Many malicious apps will pose as legitimate apps. If your new Angry Birds app doesn’t look quite right, uninstall it. It could be a dangerous counterfeit. If you aren’t sure if you are downloading the correct app, check the author. A simple search will tell you that Angry Birds is published by Rovio. Make sure that the author of the the app matches what you expect. Some other signs that you have found a malicious app is that your phone will all of a sudden slow down. You may also notice that you have started burning through your data plan much quicker than normal. When in doubt, delete the app.
If you know what to look for, you can limit much of the risk, but hackers are always learning and becoming more sophisticated in their attacks. Even savvy users might become a victim. One of the best things you can do is to limit your exposure by simply limiting the number of apps on your phone. If you don’t use an app, delete it. If it isn’t one of your favorite games, think about if it is really worth the risk. Stick to well known apps, even if it means missing out on being the one to discover “the next big thing”. When in doubt, delete the app.
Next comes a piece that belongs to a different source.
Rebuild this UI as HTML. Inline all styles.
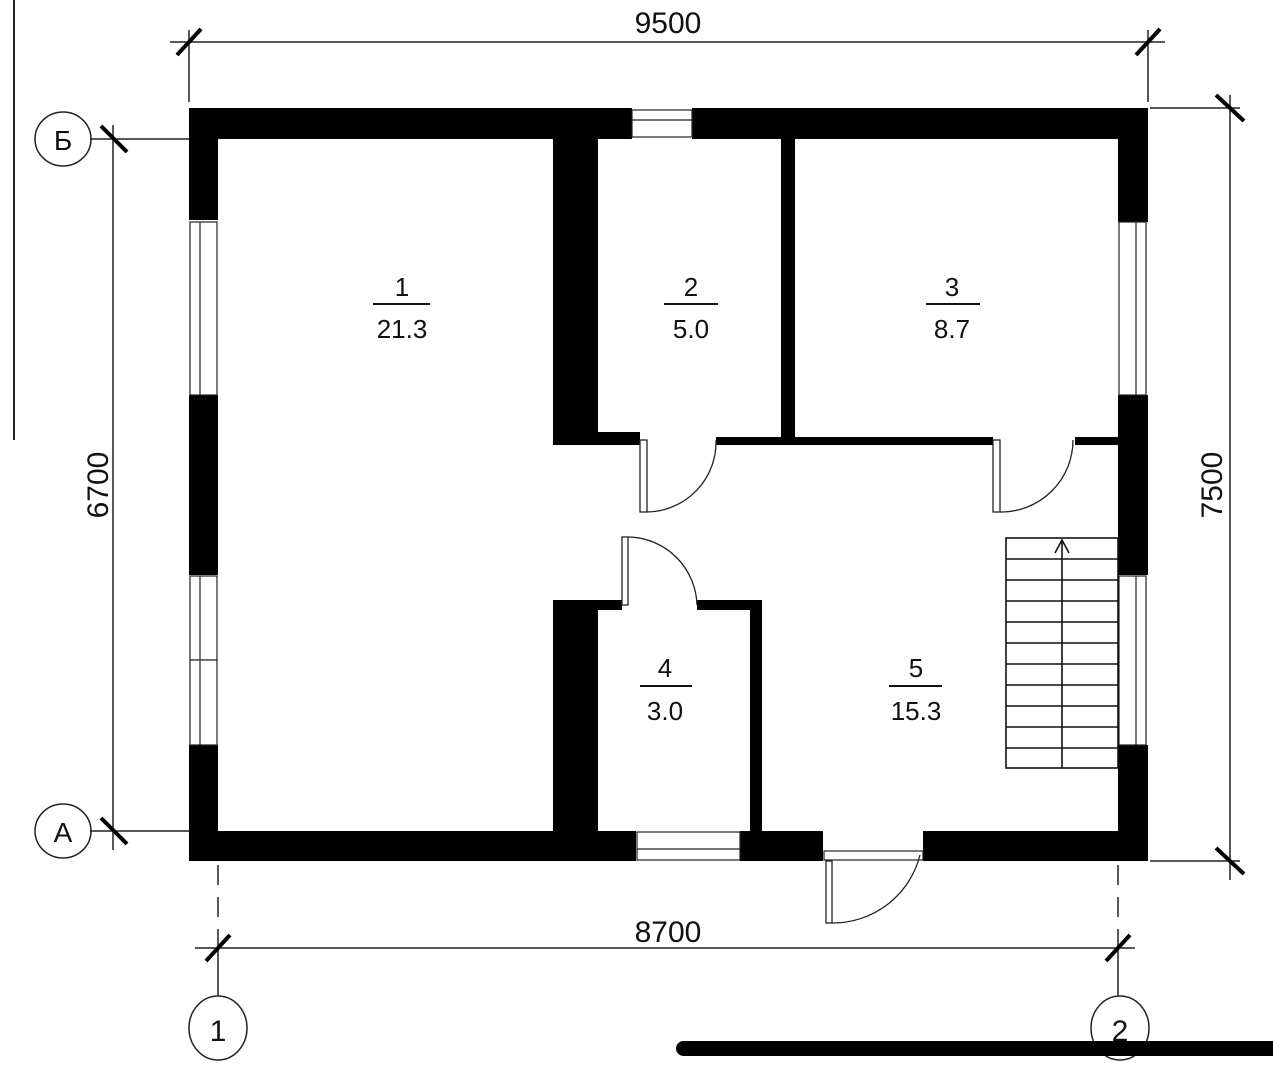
<!DOCTYPE html>
<html><head><meta charset="utf-8"><style>
html,body{margin:0;padding:0;background:#fff;}
svg{display:block;}
text{font-family:"Liberation Sans",sans-serif;fill:#111;}
</style></head><body>
<svg width="1273" height="1080" viewBox="0 0 1273 1080" xmlns="http://www.w3.org/2000/svg">
<line x1="14" y1="0" x2="14" y2="440" stroke="#222" stroke-width="2"/>
<g stroke="#222" stroke-width="1.5" fill="none">
<line x1="170" y1="42" x2="1165" y2="42"/>
<line x1="189" y1="30" x2="189" y2="102"/>
<line x1="1148" y1="30" x2="1148" y2="102"/>
<line x1="1150" y1="108" x2="1240" y2="108"/>
<line x1="1150" y1="861" x2="1240" y2="861"/>
<line x1="1230" y1="95" x2="1230" y2="880"/>
<line x1="113" y1="125" x2="113" y2="850"/>
<line x1="90" y1="139" x2="189" y2="139"/>
<line x1="90" y1="831" x2="189" y2="831"/>
<line x1="195" y1="948" x2="1135" y2="948"/>
<line x1="218" y1="865" x2="218" y2="940" stroke-dasharray="20,12"/>
<line x1="218" y1="940" x2="218" y2="996"/>
<line x1="1118" y1="865" x2="1118" y2="940" stroke-dasharray="20,12"/>
<line x1="1118" y1="940" x2="1118" y2="996"/>
<ellipse cx="63" cy="139" rx="28" ry="27"/>
<ellipse cx="63" cy="831" rx="28" ry="27"/>
<ellipse cx="218" cy="1028" rx="29" ry="32"/>
<ellipse cx="1120" cy="1028" rx="29" ry="32"/>
</g>
<g stroke="#000" stroke-width="4">
<line x1="177" y1="55" x2="201" y2="29"/>
<line x1="1136" y1="55" x2="1160" y2="29"/>
<line x1="1216" y1="95" x2="1244" y2="121"/>
<line x1="1216" y1="848" x2="1244" y2="874"/>
<line x1="101" y1="126" x2="127" y2="152"/>
<line x1="101" y1="818" x2="127" y2="844"/>
<line x1="206" y1="961" x2="230" y2="935"/>
<line x1="1106" y1="961" x2="1130" y2="935"/>
</g>
<text x="668" y="33" font-size="30" text-anchor="middle">9500</text>
<text x="668" y="942" font-size="30" text-anchor="middle">8700</text>
<text transform="translate(108,485) rotate(-90)" font-size="30" text-anchor="middle">6700</text>
<text transform="translate(1222,485) rotate(-90)" font-size="30" text-anchor="middle">7500</text>
<text x="63" y="150" font-size="28" text-anchor="middle">Б</text>
<text x="63" y="842" font-size="28" text-anchor="middle">А</text>
<text x="218" y="1041" font-size="30" text-anchor="middle">1</text>
<text x="1120" y="1041" font-size="30" text-anchor="middle">2</text>
<g fill="#000">
<rect x="189" y="108" width="443" height="31"/>
<rect x="692" y="108" width="456" height="31"/>
<rect x="189" y="108" width="29" height="112"/>
<rect x="189" y="395" width="29" height="180"/>
<rect x="189" y="745" width="29" height="116"/>
<rect x="189" y="831" width="447" height="30"/>
<rect x="740" y="831" width="83" height="30"/>
<rect x="923" y="831" width="225" height="30"/>
<rect x="1118" y="108" width="30" height="114"/>
<rect x="1118" y="395" width="30" height="180"/>
<rect x="1118" y="745" width="30" height="116"/>
<rect x="553" y="139" width="45" height="306"/>
<rect x="553" y="432" width="87" height="13"/>
<rect x="781" y="139" width="14" height="300"/>
<rect x="716" y="437" width="277" height="8"/>
<rect x="1075" y="437" width="43" height="8"/>
<rect x="553" y="600" width="45" height="231"/>
<rect x="553" y="600" width="69" height="10"/>
<rect x="697" y="600" width="65" height="10"/>
<rect x="750" y="600" width="12" height="231"/>
</g>
<g stroke="#222" stroke-width="1.2" fill="#fff">
<rect x="632" y="110" width="60" height="27"/><line x1="632" y1="120" x2="692" y2="120"/>
<rect x="190" y="222" width="27" height="173"/><line x1="200" y1="222" x2="200" y2="395"/>
<rect x="190" y="576" width="27" height="84"/><rect x="190" y="660" width="27" height="85"/><line x1="200" y1="576" x2="200" y2="745"/>
<rect x="1119" y="222" width="27" height="173"/><line x1="1136" y1="222" x2="1136" y2="395"/>
<rect x="1119" y="576" width="27" height="169"/><line x1="1136" y1="576" x2="1136" y2="745"/>
<rect x="637" y="832" width="103" height="28"/><line x1="637" y1="849" x2="740" y2="849"/>
<rect x="824" y="851" width="99" height="9"/>
</g>
<g stroke="#222" stroke-width="1.3" fill="none">
<rect x="640" y="440" width="7" height="72" fill="#fff"/>
<path d="M647 512 A70 70 0 0 0 716 440"/>
<rect x="993" y="440" width="7" height="72" fill="#fff"/>
<path d="M1000 512 A72 72 0 0 0 1073 440"/>
<rect x="622" y="537" width="6" height="68" fill="#fff"/>
<path d="M628 537 A70 70 0 0 1 697 605"/>
<rect x="826" y="861" width="6" height="62" fill="#fff"/>
<path d="M832 923 A90 90 0 0 0 920 855"/>
</g>
<g stroke="#111" stroke-width="1.6" fill="none">
<rect x="1006" y="538" width="112" height="230"/>
<line x1="1062" y1="540" x2="1062" y2="768"/>
<path d="M1055 553 L1062 540 L1069 553"/>
</g>
<g stroke="#111" stroke-width="1.6">
<line x1="1006" y1="559" x2="1118" y2="559"/>
<line x1="1006" y1="580" x2="1118" y2="580"/>
<line x1="1006" y1="601" x2="1118" y2="601"/>
<line x1="1006" y1="622" x2="1118" y2="622"/>
<line x1="1006" y1="643" x2="1118" y2="643"/>
<line x1="1006" y1="664" x2="1118" y2="664"/>
<line x1="1006" y1="685" x2="1118" y2="685"/>
<line x1="1006" y1="706" x2="1118" y2="706"/>
<line x1="1006" y1="727" x2="1118" y2="727"/>
<line x1="1006" y1="748" x2="1118" y2="748"/>
</g>
<g font-size="26" text-anchor="middle">
<text x="402" y="296">1</text><text x="402" y="338">21.3</text>
<text x="691" y="296">2</text><text x="691" y="338">5.0</text>
<text x="952" y="296">3</text><text x="952" y="338">8.7</text>
<text x="665" y="677">4</text><text x="665" y="720">3.0</text>
<text x="916" y="677">5</text><text x="916" y="720">15.3</text>
</g>
<g stroke="#111" stroke-width="2">
<line x1="373" y1="304" x2="430" y2="304"/>
<line x1="664" y1="304" x2="718" y2="304"/>
<line x1="926" y1="304" x2="980" y2="304"/>
<line x1="640" y1="686" x2="692" y2="686"/>
<line x1="889" y1="686" x2="942" y2="686"/>
</g>
<rect x="676" y="1041" width="610" height="15" rx="7.5" fill="#000"/>
</svg>
</body></html>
Another important step is to keep your Google Play app updated. I know it is annoying and it seems that the updates get bigger every time, eating up your phone’s storage. Still, it is important. Updates are how the distributor keeps you safe from the newest attacks.
Finally, be mindful about how you use your phone. Malicious apps can’t steal information that isn’t on your phone. Turn off services such as GPS when you don’t need it. Keep photos (especially sensitive ones) on a secure drive, not on your phone. Delete sensitive texts as soon as you can. Leave the phone at home once in a while. In general, just be aware of what personal information you allow your phone to access. In the end, being a smart smartphone user goes a long way.